(Charts and diagrams as code)
-- BEGIN --

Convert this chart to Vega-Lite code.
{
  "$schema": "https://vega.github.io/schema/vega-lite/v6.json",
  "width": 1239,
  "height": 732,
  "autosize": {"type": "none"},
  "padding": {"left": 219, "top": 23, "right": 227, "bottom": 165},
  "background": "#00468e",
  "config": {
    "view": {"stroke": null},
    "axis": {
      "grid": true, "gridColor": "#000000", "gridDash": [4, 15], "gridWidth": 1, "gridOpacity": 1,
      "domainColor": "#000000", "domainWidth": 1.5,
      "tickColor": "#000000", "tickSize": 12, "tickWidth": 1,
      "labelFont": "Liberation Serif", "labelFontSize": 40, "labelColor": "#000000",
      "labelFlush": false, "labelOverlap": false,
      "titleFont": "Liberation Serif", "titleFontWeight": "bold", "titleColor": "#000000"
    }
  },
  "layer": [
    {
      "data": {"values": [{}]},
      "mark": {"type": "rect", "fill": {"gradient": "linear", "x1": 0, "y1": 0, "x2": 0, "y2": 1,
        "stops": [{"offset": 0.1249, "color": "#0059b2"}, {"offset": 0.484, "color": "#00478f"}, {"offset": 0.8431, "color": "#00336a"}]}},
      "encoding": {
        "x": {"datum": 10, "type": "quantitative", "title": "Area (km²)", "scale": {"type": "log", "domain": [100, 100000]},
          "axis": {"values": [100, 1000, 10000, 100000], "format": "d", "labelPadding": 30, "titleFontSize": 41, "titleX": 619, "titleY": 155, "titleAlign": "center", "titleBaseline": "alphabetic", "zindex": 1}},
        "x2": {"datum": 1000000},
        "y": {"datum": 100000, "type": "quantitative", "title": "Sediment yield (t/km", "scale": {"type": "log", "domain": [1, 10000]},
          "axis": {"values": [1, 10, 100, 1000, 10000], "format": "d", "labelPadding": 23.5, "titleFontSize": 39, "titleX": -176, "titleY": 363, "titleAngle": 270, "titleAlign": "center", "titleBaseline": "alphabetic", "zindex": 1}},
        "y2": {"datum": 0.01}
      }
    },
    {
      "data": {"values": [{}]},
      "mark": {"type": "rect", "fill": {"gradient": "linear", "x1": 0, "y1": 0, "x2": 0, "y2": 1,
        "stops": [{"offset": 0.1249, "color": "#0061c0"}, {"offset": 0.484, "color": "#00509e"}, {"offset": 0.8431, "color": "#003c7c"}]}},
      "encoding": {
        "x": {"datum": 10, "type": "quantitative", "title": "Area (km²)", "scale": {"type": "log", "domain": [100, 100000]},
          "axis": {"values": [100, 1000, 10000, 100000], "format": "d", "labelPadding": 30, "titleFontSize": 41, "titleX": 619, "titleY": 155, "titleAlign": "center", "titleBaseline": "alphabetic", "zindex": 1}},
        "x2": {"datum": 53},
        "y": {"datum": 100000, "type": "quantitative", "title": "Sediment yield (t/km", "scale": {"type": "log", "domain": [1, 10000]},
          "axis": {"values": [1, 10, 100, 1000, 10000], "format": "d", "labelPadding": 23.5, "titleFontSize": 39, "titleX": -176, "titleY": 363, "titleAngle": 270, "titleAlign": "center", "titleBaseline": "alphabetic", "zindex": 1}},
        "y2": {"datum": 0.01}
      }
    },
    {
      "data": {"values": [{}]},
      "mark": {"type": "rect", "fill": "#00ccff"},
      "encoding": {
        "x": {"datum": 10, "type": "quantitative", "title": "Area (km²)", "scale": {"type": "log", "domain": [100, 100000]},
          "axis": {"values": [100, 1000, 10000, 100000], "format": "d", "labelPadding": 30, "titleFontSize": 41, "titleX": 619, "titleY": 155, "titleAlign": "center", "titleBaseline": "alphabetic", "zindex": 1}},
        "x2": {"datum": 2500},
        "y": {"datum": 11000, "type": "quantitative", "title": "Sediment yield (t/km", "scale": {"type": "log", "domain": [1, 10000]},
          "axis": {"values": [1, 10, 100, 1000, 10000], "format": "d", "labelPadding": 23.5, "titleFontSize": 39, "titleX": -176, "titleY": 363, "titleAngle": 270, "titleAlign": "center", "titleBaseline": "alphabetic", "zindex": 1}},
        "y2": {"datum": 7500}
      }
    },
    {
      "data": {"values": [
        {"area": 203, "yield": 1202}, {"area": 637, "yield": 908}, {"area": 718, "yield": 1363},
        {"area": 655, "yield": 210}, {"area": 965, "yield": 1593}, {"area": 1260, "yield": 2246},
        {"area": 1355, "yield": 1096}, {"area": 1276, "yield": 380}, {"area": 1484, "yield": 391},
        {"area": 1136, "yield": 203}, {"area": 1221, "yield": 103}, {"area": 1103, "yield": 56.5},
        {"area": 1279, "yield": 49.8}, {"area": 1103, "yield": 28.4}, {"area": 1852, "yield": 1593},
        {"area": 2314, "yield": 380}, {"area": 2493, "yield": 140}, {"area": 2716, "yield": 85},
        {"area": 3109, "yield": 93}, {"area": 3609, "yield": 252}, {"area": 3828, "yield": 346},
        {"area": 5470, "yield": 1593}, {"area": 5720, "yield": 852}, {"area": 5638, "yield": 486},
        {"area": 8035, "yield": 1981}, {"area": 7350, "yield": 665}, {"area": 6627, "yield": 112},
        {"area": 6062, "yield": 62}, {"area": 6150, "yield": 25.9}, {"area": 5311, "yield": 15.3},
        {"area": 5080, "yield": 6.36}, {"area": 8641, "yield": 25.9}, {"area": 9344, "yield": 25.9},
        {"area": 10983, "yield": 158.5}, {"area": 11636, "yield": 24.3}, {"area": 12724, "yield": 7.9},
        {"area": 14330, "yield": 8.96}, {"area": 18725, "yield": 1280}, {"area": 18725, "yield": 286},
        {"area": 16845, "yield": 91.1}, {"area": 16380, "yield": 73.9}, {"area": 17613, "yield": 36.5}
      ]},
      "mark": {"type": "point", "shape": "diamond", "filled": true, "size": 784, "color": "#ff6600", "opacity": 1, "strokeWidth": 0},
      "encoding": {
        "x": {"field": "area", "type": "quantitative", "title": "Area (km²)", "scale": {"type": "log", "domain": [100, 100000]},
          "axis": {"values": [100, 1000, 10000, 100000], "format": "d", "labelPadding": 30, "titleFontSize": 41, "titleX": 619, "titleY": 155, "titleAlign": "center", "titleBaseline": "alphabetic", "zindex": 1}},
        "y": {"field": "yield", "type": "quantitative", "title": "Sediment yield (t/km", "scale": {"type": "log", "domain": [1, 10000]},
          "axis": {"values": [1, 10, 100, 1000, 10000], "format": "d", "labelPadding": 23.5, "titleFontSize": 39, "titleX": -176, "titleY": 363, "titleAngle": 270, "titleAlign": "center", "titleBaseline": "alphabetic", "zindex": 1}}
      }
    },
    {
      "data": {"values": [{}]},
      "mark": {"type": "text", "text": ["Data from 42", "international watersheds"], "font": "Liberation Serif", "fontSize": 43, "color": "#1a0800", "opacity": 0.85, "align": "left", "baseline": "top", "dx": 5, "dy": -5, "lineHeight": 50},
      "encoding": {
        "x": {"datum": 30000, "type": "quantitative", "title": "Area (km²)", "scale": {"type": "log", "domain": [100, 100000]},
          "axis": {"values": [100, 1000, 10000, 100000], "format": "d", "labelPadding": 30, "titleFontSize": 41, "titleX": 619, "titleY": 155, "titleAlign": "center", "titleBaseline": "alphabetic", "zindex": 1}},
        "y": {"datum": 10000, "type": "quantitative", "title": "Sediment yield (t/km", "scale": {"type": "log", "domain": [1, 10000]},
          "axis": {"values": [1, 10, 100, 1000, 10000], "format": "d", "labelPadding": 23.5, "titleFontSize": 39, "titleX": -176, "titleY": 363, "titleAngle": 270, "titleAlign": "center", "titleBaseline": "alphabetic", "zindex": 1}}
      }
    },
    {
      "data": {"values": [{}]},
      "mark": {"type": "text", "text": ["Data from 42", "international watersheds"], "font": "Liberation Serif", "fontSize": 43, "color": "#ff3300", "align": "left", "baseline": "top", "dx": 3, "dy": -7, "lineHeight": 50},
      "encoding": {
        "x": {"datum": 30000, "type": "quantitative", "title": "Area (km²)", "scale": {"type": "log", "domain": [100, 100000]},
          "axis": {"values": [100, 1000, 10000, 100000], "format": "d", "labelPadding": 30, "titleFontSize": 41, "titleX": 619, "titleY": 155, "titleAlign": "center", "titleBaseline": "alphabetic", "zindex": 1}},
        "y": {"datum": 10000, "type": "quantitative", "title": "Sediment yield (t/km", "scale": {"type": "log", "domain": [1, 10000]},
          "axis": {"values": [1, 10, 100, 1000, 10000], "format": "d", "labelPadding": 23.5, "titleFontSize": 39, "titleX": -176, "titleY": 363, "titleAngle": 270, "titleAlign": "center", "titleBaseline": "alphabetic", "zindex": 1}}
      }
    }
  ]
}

-- END --
-- BEGIN --

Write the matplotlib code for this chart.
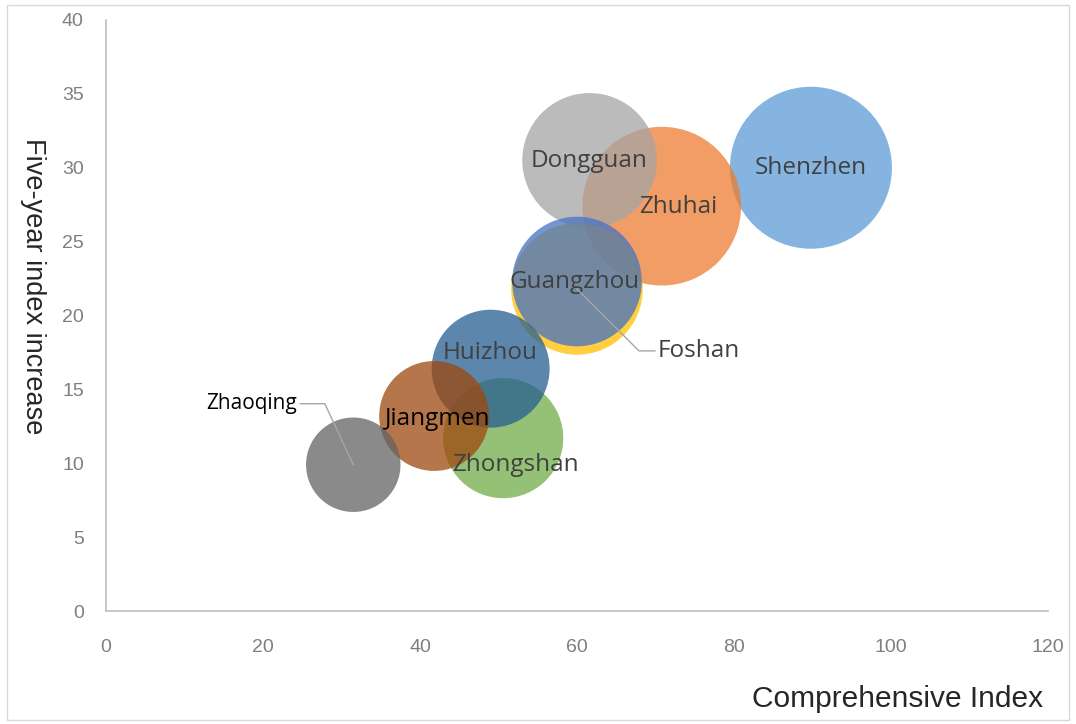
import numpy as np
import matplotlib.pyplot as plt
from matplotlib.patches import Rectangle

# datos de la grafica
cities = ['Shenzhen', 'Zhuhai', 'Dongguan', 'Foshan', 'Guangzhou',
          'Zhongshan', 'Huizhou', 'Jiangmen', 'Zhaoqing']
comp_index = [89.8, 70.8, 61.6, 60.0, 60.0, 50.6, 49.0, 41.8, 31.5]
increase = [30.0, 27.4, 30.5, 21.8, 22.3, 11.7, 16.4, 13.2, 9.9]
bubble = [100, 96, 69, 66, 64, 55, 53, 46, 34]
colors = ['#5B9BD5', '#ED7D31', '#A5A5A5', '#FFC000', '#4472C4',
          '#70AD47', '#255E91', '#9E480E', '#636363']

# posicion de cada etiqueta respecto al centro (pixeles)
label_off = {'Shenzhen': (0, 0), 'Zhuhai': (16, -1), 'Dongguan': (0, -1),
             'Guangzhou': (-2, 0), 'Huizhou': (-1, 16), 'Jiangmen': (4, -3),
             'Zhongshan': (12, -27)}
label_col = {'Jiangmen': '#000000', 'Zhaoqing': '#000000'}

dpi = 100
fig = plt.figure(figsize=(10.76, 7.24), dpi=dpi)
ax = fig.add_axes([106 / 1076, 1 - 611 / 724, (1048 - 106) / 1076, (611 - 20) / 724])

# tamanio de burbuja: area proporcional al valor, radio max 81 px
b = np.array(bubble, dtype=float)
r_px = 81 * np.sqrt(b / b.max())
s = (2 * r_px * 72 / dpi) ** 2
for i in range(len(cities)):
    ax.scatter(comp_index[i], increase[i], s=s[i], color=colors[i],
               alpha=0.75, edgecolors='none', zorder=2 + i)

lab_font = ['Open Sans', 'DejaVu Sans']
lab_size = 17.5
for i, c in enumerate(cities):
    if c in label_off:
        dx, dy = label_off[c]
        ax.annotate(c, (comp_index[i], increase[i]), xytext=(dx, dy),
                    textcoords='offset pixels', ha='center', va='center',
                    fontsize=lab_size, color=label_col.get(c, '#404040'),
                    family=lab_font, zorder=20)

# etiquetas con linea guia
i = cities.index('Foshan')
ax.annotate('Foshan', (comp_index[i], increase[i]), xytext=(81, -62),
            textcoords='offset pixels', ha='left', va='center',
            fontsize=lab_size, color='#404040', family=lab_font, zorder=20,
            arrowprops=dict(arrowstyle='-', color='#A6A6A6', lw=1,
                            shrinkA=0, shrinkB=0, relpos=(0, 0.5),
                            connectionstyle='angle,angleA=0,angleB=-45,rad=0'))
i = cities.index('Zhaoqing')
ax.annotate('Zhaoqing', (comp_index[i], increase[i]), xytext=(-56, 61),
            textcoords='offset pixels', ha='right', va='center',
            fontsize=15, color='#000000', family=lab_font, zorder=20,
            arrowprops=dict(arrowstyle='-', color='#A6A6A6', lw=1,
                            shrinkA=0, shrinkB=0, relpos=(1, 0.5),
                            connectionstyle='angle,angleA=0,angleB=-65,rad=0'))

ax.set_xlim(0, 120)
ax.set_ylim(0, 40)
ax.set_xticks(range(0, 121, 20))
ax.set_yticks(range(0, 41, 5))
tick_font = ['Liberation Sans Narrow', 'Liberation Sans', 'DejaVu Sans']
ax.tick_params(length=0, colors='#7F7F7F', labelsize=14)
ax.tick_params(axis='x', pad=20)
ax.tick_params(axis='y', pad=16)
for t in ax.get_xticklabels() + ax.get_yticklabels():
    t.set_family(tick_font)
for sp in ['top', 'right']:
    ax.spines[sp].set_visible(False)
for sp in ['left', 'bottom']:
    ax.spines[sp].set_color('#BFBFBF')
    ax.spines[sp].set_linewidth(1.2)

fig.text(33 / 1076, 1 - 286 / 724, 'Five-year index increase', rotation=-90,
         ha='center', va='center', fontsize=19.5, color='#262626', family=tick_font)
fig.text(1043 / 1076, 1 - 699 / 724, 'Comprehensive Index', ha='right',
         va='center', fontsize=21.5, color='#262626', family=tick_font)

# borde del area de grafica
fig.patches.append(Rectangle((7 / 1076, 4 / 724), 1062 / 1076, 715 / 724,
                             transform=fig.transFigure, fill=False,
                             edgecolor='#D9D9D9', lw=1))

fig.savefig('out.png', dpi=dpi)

-- END --

From the listing above, restate verbatim the lines running from the one with "Write the matplotlib code for this chart." through the one with "from matplotlib.patches import Rectangle", inclusive, but not the pictures.

Result ->
Write the matplotlib code for this chart.
import numpy as np
import matplotlib.pyplot as plt
from matplotlib.patches import Rectangle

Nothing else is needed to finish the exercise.